Association of vancomycin trough concentration on the treatment outcome of patients with bacteremia caused by Enterococcus species

Link to article at PubMed

BMC Infect Dis. 2021 Oct 26;21(1):1099. doi: 10.1186/s12879-021-06809-x.


BACKGROUND: Pharmacokinetic-pharmacodynamic (PK/PD) targets of vancomycin therapy have been recognized for methicillin-resistant Staphylococcus aureus infections but not for other gram-positive bacterial infections. Therefore, we investigated whether vancomycin concentration targets such as the trough level and ratio of the area under the curve to minimum inhibitory concentration (AUC/MIC) are associated with the treatment outcome in enterococcal bacteremia.

METHODS: A retrospective cohort analysis enrolled patients with bacteremia caused by vancomycin-susceptible Enterococcus faecium and Enterococcus faecalis who were treated with vancomycin from January 2007 to December 2017 at a tertiary hospital located in Seoul, South Korea. Patients without vancomycin concentrations were excluded from the study. The primary outcome was 28-day all-cause mortality.

RESULTS: A total of 37 patients were enrolled-26 with E. faecium infection and 11 with E. faecalis infection. The 28-day all-cause mortality rate was 21.6 %. In univariate analysis, vancomycin trough level (≤ 15 µg/mL; p = 0.042), age (p = 0.044), and septic shock (p = 0.049) were associated with 28-day mortality but not AUC24/MIC (> 389; p = 0.479).

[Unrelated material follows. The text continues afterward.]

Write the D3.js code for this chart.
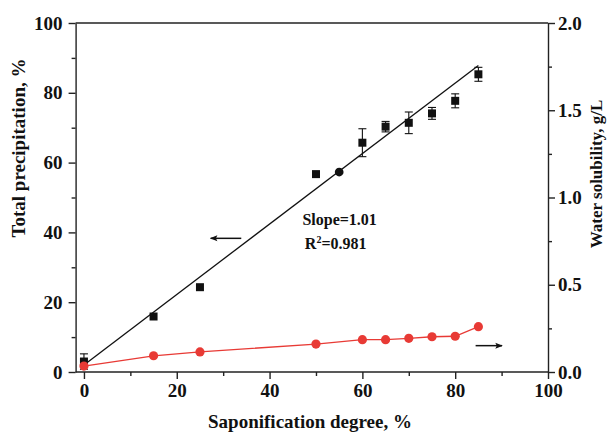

In multivariate analysis, vancomycin trough concentration (≤ 15 µg/mL; p = 0.041) and younger age (p = 0.031) were associated with 28-day mortality in patients with enterococcal bacteremia.

CONCLUSIONS: In this study, a vancomycin trough level of 15 µg/mL or lower was associated with 28-day mortality in enterococcal bacteremia. However, relatively large prospective studies are needed to examine the efficacy of vancomycin PK/PD parameters in patients with enterococcal bacteremia.